╭──

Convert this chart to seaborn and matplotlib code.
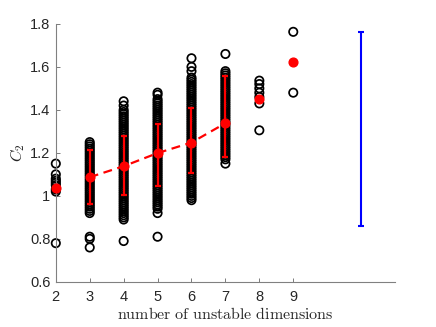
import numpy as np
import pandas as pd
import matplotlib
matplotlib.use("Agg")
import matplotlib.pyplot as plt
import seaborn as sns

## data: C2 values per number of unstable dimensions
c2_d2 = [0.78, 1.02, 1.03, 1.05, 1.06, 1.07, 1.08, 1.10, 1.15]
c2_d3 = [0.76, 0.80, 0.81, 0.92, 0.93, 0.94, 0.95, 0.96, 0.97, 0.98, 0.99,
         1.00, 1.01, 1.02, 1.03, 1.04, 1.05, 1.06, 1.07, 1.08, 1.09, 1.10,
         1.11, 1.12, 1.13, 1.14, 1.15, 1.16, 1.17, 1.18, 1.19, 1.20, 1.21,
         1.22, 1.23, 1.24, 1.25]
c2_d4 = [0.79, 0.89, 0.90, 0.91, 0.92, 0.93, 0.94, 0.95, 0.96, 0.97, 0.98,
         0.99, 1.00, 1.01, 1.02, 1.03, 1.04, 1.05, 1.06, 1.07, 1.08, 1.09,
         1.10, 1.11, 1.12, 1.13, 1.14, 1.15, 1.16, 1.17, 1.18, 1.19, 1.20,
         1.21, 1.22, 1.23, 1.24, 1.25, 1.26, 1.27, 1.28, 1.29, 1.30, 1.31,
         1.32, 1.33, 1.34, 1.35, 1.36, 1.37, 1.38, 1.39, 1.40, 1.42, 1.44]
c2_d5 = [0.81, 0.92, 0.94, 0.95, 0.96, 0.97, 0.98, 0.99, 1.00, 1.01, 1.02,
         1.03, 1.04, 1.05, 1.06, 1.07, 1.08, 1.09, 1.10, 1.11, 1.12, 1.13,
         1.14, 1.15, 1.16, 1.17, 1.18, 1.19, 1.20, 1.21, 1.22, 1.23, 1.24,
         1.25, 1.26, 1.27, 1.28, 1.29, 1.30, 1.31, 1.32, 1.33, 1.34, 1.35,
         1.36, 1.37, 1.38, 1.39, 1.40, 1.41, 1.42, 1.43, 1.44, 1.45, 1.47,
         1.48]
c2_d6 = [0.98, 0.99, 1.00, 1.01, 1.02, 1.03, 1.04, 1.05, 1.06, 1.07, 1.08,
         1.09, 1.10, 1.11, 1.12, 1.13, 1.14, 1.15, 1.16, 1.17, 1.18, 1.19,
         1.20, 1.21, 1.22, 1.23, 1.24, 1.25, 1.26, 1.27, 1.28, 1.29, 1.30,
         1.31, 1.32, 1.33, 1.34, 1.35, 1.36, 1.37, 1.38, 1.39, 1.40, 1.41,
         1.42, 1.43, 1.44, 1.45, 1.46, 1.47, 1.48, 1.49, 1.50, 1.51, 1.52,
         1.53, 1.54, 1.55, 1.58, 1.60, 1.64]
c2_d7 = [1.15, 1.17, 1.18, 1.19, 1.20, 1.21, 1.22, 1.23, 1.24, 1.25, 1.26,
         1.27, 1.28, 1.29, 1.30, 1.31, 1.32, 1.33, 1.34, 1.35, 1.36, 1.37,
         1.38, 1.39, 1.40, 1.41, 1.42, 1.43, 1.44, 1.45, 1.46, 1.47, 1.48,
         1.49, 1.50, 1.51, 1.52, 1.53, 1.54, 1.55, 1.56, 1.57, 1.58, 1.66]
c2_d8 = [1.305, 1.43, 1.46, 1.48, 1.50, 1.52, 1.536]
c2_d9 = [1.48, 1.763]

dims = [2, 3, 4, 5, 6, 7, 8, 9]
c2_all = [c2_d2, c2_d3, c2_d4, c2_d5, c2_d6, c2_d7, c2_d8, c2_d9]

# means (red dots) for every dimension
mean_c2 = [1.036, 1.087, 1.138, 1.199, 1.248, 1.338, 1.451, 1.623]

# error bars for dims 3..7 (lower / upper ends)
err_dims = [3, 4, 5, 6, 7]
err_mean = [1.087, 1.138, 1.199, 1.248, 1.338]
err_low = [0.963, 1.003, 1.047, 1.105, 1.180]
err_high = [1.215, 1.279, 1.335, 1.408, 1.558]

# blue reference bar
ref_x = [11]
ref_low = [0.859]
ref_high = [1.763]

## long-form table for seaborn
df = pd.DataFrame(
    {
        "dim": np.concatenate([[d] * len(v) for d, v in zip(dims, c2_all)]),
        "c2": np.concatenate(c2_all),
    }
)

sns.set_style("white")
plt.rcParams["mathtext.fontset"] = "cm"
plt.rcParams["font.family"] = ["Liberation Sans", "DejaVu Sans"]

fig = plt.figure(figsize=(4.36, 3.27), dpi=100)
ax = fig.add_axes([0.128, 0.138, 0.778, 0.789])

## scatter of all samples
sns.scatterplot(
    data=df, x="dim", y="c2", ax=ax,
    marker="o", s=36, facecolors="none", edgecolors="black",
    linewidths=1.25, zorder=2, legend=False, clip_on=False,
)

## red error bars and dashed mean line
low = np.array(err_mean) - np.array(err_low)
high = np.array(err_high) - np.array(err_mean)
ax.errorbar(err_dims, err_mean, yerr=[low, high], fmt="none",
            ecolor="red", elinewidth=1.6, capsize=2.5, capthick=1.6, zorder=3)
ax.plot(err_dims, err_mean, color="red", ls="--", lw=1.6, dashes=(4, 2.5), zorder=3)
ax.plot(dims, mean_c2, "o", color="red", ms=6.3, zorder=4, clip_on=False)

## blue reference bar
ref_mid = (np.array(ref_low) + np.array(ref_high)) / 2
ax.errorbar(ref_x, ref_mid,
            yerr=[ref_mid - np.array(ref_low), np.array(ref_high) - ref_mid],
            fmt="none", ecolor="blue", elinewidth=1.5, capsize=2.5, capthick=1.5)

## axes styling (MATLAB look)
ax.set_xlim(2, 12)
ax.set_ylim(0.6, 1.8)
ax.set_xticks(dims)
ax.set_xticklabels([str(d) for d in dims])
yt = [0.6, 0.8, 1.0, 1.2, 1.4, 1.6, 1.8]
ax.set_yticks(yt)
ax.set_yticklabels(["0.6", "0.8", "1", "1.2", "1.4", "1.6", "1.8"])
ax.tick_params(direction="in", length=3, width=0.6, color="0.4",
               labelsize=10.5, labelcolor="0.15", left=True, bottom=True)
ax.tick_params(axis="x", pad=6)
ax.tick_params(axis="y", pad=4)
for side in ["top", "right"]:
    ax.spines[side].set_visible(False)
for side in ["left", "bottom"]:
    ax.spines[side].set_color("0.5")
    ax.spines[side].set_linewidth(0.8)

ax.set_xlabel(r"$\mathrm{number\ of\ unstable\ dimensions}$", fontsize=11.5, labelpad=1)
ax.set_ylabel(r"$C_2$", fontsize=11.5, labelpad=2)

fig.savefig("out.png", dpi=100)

╰──

• _WHAT NEEDS TO BE DONE_
Pull every line containing "matplotlib" from the material above.

• _WRITTEN ANSWER_
Convert this chart to seaborn and matplotlib code.
import matplotlib
matplotlib.use("Agg")
import matplotlib.pyplot as plt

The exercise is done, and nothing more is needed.